Given exercise -
Exactly the lines from the one with "Clone this chart in seaborn and matplotlib." through the one with "plt.rcParams['mathtext.fontset'] = 'stix'" should be returned, both ends included and nothing else. Omit any pictures.

BEGIN Input records

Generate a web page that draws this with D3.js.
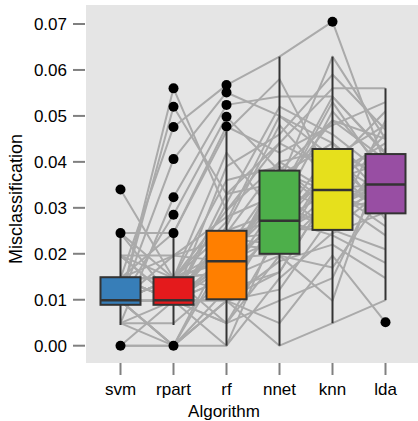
<!DOCTYPE html>
<html>
<head>
<meta charset="utf-8">
<script src="https://cdn.jsdelivr.net/npm/d3@7"></script>
<style>
  html, body { margin: 0; padding: 0; background: #ffffff; }
  svg { display: block; font-family: "Liberation Sans", Arial, sans-serif; }
</style>
</head>
<body>
<svg id="chart" width="418" height="421"></svg>
<script>
// Algorithms compared, in plotting order
const algorithms = ["svm", "rpart", "rf", "nnet", "knn", "lda"];
const boxColors = ["#377EB8", "#E41A1C", "#FF7F00", "#4DAF4A", "#E6E01C", "#984EA3"];

// Misclassification rate per resampling fold (same fold order in every array)
const svm   = [0, 0.0098, 0.0098, 0.0147, 0.0098, 0.0049, 0.0098, 0.0147, 0.0245, 0.0245,
               0.0245, 0.0340, 0.0196, 0.0196, 0.0196, 0.0147, 0.0147, 0.0098, 0.0098, 0.0147,
               0.0098, 0.0098, 0.0049, 0.0098, 0.0098, 0.0147, 0.0098, 0.0098, 0.0049, 0.0098,
               0.0147, 0.0098, 0.0098, 0.0098, 0, 0.0098, 0.0147, 0, 0.0098, 0.0098,
               0.0147, 0.0098, 0.0049, 0.0098, 0.0147, 0.0098, 0.0196, 0.0098, 0.0147, 0.0098];
const rpart = [0, 0.0560, 0.0520, 0.0476, 0.0406, 0.0323, 0.0285, 0.0245, 0.0245, 0.0147,
               0.0098, 0.0147, 0.0098, 0.0196, 0.0098, 0.0147, 0.0098, 0.0098, 0, 0.0147,
               0.0098, 0.0147, 0.0098, 0.0196, 0.0098, 0.0098, 0.0147, 0.0098, 0.0049, 0.0098,
               0.0147, 0.0098, 0, 0.0098, 0, 0, 0.0098, 0.0098, 0.0147, 0.0098,
               0.0098, 0.0147, 0, 0.0147, 0.0196, 0.0098, 0.0147, 0, 0.0098, 0.0147];
const rf    = [0, 0.0294, 0.0330, 0.0567, 0.0551, 0.0524, 0.0498, 0.0477, 0.0466, 0.0420,
               0.0390, 0.0360, 0.0310, 0.0280, 0.0260, 0.0250, 0.0245, 0.0233, 0.0220, 0.0208,
               0.0196, 0.0190, 0.0184, 0.0184, 0.0184, 0.0172, 0.0160, 0.0147, 0.0147, 0.0147,
               0.0122, 0.0101, 0.0098, 0.0098, 0.0098, 0.0098, 0.0049, 0.0049, 0.0049, 0,
               0.0330, 0.0270, 0.0196, 0.0160, 0.0233, 0.0101, 0.0294, 0.0122, 0.0245, 0.0184];
const nnet  = [0.0147, 0.0441, 0.0355, 0.0629, 0.0500, 0.0542, 0.0380, 0.0420, 0.0580, 0.0272,
               0.0460, 0.0390, 0.0520, 0.0330, 0.0480, 0.0294, 0.0400, 0.0245, 0.0210, 0.0370,
               0.0305, 0.0200, 0.0265, 0.0343, 0.0233, 0.0381, 0.0285, 0.0255, 0.0196, 0.0320,
               0.0275, 0.0160, 0.0184, 0.0122, 0, 0.0049, 0.0098, 0.0196, 0.0245, 0.0270,
               0.0441, 0.0500, 0.0343, 0.0381, 0.0220, 0.0294, 0.0400, 0.0160, 0.0272, 0.0330];
const knn   = [0.0245, 0.0560, 0.0629, 0.0705, 0.0410, 0.0542, 0.0330, 0.0480, 0.0360, 0.0392,
               0.0590, 0.0300, 0.0460, 0.0542, 0.0350, 0.0510, 0.0428, 0.0270, 0.0320, 0.0441,
               0.0260, 0.0400, 0.0380, 0.0490, 0.0339, 0.0294, 0.0370, 0.0252, 0.0170, 0.0530,
               0.0240, 0.0343, 0.0220, 0.0285, 0.0049, 0.0196, 0.0147, 0.0098, 0.0310, 0.0339,
               0.0380, 0.0441, 0.0294, 0.0490, 0.0400, 0.0260, 0.0330, 0.0343, 0.0428, 0.0252];
const lda   = [0.0290, 0.0560, 0.0450, 0.0392, 0.0480, 0.0420, 0.0343, 0.0530, 0.0400, 0.0510,
               0.0470, 0.0352, 0.0370, 0.0417, 0.0300, 0.0380, 0.0275, 0.0360, 0.0240, 0.0351,
               0.0490, 0.0330, 0.0288, 0.0405, 0.0260, 0.0320, 0.0441, 0.0210, 0.0335, 0.0365,
               0.0180, 0.0310, 0.0147, 0.0345, 0.0099, 0.0051, 0.0390, 0.0430, 0.0350, 0.0460,
               0.0405, 0.0320, 0.0380, 0.0450, 0.0300, 0.0417, 0.0288, 0.0351, 0.0360, 0.0343];

// Box summaries: lower whisker, first quartile, median, third quartile, upper whisker
const whiskerLow  = [0.0045, 0.0045, 0.0000, 0.0000, 0.0049, 0.0099];
const quartile1   = [0.0089, 0.0089, 0.0101, 0.0200, 0.0252, 0.0288];
const medians     = [0.0099, 0.0099, 0.0184, 0.0272, 0.0339, 0.0351];
const quartile3   = [0.0149, 0.0149, 0.0250, 0.0381, 0.0428, 0.0417];
const whiskerHigh = [0.0240, 0.0240, 0.0466, 0.0629, 0.0629, 0.0560];

// Points outside the whiskers
const outliers = [
  [0, 0.0245, 0.0340],
  [0, 0.0245, 0.0285, 0.0323, 0.0406, 0.0476, 0.0520, 0.0560],
  [0.0477, 0.0498, 0.0524, 0.0551, 0.0567],
  [],
  [0.0705],
  [0.0051]
];

const yTicks = [0, 0.01, 0.02, 0.03, 0.04, 0.05, 0.06, 0.07];

const folds = d3.range(svm.length).map(i => [svm[i], rpart[i], rf[i], nnet[i], knn[i], lda[i]]);

const svg = d3.select("#chart");
const panel = { left: 86, right: 418, top: 5, bottom: 363 };

const x = d3.scalePoint().domain(algorithms).range([120.5, 385.5]);
const y = d3.scaleLinear().domain([0, 0.07]).range([345.7, 24]);
const boxW = 40;
const fontSize = 17;

// Grey panel background
svg.append("rect")
  .attr("x", panel.left).attr("y", panel.top)
  .attr("width", panel.right - panel.left).attr("height", panel.bottom - panel.top)
  .attr("fill", "#E5E5E5");

// Paired fold lines across algorithms
const line = d3.line().x((d, i) => x(algorithms[i])).y(d => y(d));
svg.append("g")
  .selectAll("path")
  .data(folds)
  .join("path")
  .attr("d", line)
  .attr("fill", "none")
  .attr("stroke", "#AAAAAA")
  .attr("stroke-width", 2)
  .attr("stroke-linejoin", "round");

// Boxplots
const boxes = svg.append("g")
  .selectAll("g")
  .data(algorithms)
  .join("g");

boxes.append("line")
  .attr("x1", d => x(d)).attr("x2", d => x(d))
  .attr("y1", (d, i) => y(whiskerLow[i])).attr("y2", (d, i) => y(quartile1[i]))
  .attr("stroke", "#333333").attr("stroke-width", 2);

boxes.append("line")
  .attr("x1", d => x(d)).attr("x2", d => x(d))
  .attr("y1", (d, i) => y(quartile3[i])).attr("y2", (d, i) => y(whiskerHigh[i]))
  .attr("stroke", "#333333").attr("stroke-width", 2);

boxes.append("rect")
  .attr("x", d => x(d) - boxW / 2)
  .attr("y", (d, i) => y(quartile3[i]))
  .attr("width", boxW)
  .attr("height", (d, i) => y(quartile1[i]) - y(quartile3[i]))
  .attr("fill", (d, i) => boxColors[i])
  .attr("stroke", "#333333").attr("stroke-width", 2);

boxes.append("line")
  .attr("x1", d => x(d) - boxW / 2).attr("x2", d => x(d) + boxW / 2)
  .attr("y1", (d, i) => y(medians[i])).attr("y2", (d, i) => y(medians[i]))
  .attr("stroke", "#333333").attr("stroke-width", 2.5);

boxes.selectAll("circle")
  .data((d, i) => outliers[i].map(v => ({ alg: d, v })))
  .join("circle")
  .attr("cx", p => x(p.alg))
  .attr("cy", p => y(p.v))
  .attr("r", 5)
  .attr("fill", "#000000");

// Y axis
const yAxis = svg.append("g");
yAxis.selectAll("line")
  .data(yTicks)
  .join("line")
  .attr("x1", 73).attr("x2", 85)
  .attr("y1", d => y(d)).attr("y2", d => y(d))
  .attr("stroke", "#808080").attr("stroke-width", 2);
yAxis.selectAll("text")
  .data(yTicks)
  .join("text")
  .attr("x", 67)
  .attr("y", d => y(d))
  .attr("dy", "0.36em")
  .attr("text-anchor", "end")
  .attr("font-size", fontSize)
  .attr("fill", "#000000")
  .text(d3.format(".2f"));

// X axis
const xAxis = svg.append("g");
xAxis.selectAll("line")
  .data(algorithms)
  .join("line")
  .attr("x1", d => x(d)).attr("x2", d => x(d))
  .attr("y1", 363).attr("y2", 375)
  .attr("stroke", "#808080").attr("stroke-width", 2);
xAxis.selectAll("text")
  .data(algorithms)
  .join("text")
  .attr("x", d => x(d))
  .attr("y", 395)
  .attr("text-anchor", "middle")
  .attr("font-size", fontSize)
  .attr("fill", "#000000")
  .text(d => d);

// Axis titles
svg.append("text")
  .attr("x", 224)
  .attr("y", 417)
  .attr("text-anchor", "middle")
  .attr("font-size", fontSize)
  .attr("fill", "#000000")
  .text("Algorithm");

svg.append("text")
  .attr("transform", "translate(21.5, 199) rotate(-90)")
  .attr("text-anchor", "middle")
  .attr("font-size", 18)
  .attr("fill", "#000000")
  .text("Misclassification");
</script>
</body>
</html>
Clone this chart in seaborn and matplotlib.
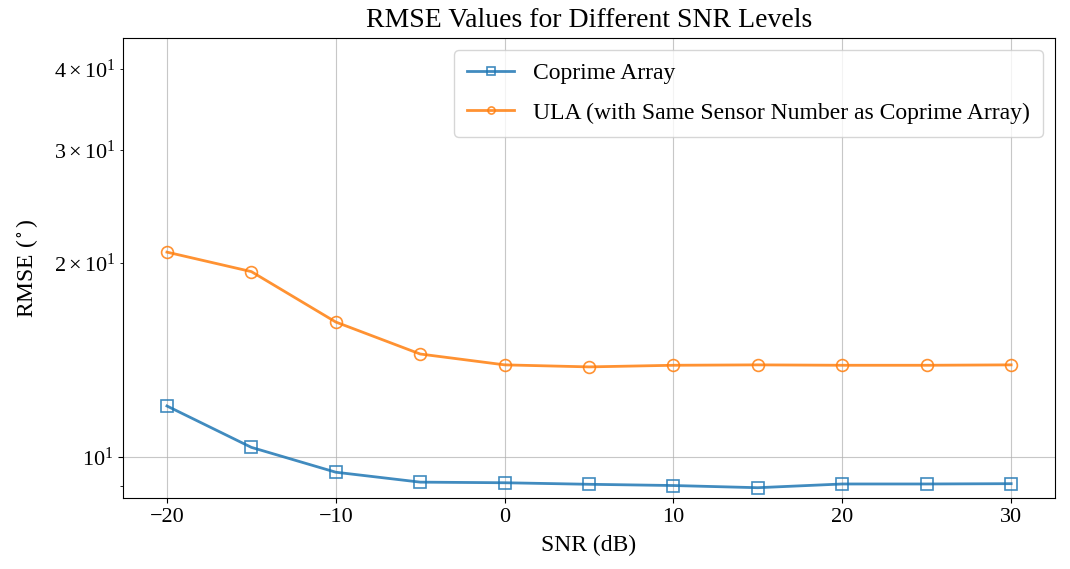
import pandas as pd
import matplotlib
matplotlib.use('Agg')
import matplotlib.pyplot as plt
import seaborn as sns

snr = [-20, -15, -10, -5, 0, 5, 10, 15, 20, 25, 30]
rmse_coprime = [12.0, 10.35, 9.47, 9.14, 9.12, 9.07, 9.03, 8.96, 9.08, 9.08, 9.09]
rmse_ula = [20.8, 19.4, 16.2, 14.45, 13.9, 13.8, 13.88, 13.9, 13.88, 13.88, 13.9]

plt.rcParams['font.family'] = ['Liberation Serif', 'DejaVu Serif']
plt.rcParams['mathtext.fontset'] = 'stix'

df = pd.DataFrame({'SNR': snr, 'Coprime': rmse_coprime, 'ULA': rmse_ula})

fig, ax = plt.subplots(figsize=(10.7, 5.69), dpi=100)
sns.lineplot(data=df, x='SNR', y='Coprime', ax=ax, marker='s', markersize=8.5,
             markerfacecolor='none', markeredgecolor='#1f77b4', markeredgewidth=1.2,
             color='#1f77b4', linewidth=2, alpha=0.85, label='Coprime Array')
sns.lineplot(data=df, x='SNR', y='ULA', ax=ax, marker='o', markersize=8.5,
             markerfacecolor='none', markeredgecolor='#ff7f0e', markeredgewidth=1.2,
             color='#ff7f0e', linewidth=2, alpha=0.85,
             label='ULA (with Same Sensor Number as Coprime Array)')

ax.set_yscale('log')
ax.set_ylim(8.64, 44.7)
ax.set_xlim(-22.6, 32.6)
ax.grid(True, which='major', color='#b0b0b0', linewidth=0.8, alpha=0.7)
ax.set_title('RMSE Values for Different SNR Levels', fontsize=20, pad=8)
ax.set_xlabel('SNR (dB)', fontsize=17, labelpad=6)
ax.set_ylabel(r'RMSE ($^\circ$)', fontsize=17, labelpad=10)
ax.tick_params(axis='both', which='both', labelsize=16)
ax.legend(loc='upper right', fontsize=17, labelspacing=0.75, borderpad=0.55,
          markerscale=0.6, handlelength=2.0)

plt.subplots_adjust(left=0.115, right=0.986, top=0.933, bottom=0.125)
plt.savefig('out.png', dpi=100)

END Input records

Result of the task -
Clone this chart in seaborn and matplotlib.
import pandas as pd
import matplotlib
matplotlib.use('Agg')
import matplotlib.pyplot as plt
import seaborn as sns

snr = [-20, -15, -10, -5, 0, 5, 10, 15, 20, 25, 30]
rmse_coprime = [12.0, 10.35, 9.47, 9.14, 9.12, 9.07, 9.03, 8.96, 9.08, 9.08, 9.09]
rmse_ula = [20.8, 19.4, 16.2, 14.45, 13.9, 13.8, 13.88, 13.9, 13.88, 13.88, 13.9]

plt.rcParams['font.family'] = ['Liberation Serif', 'DejaVu Serif']
plt.rcParams['mathtext.fontset'] = 'stix'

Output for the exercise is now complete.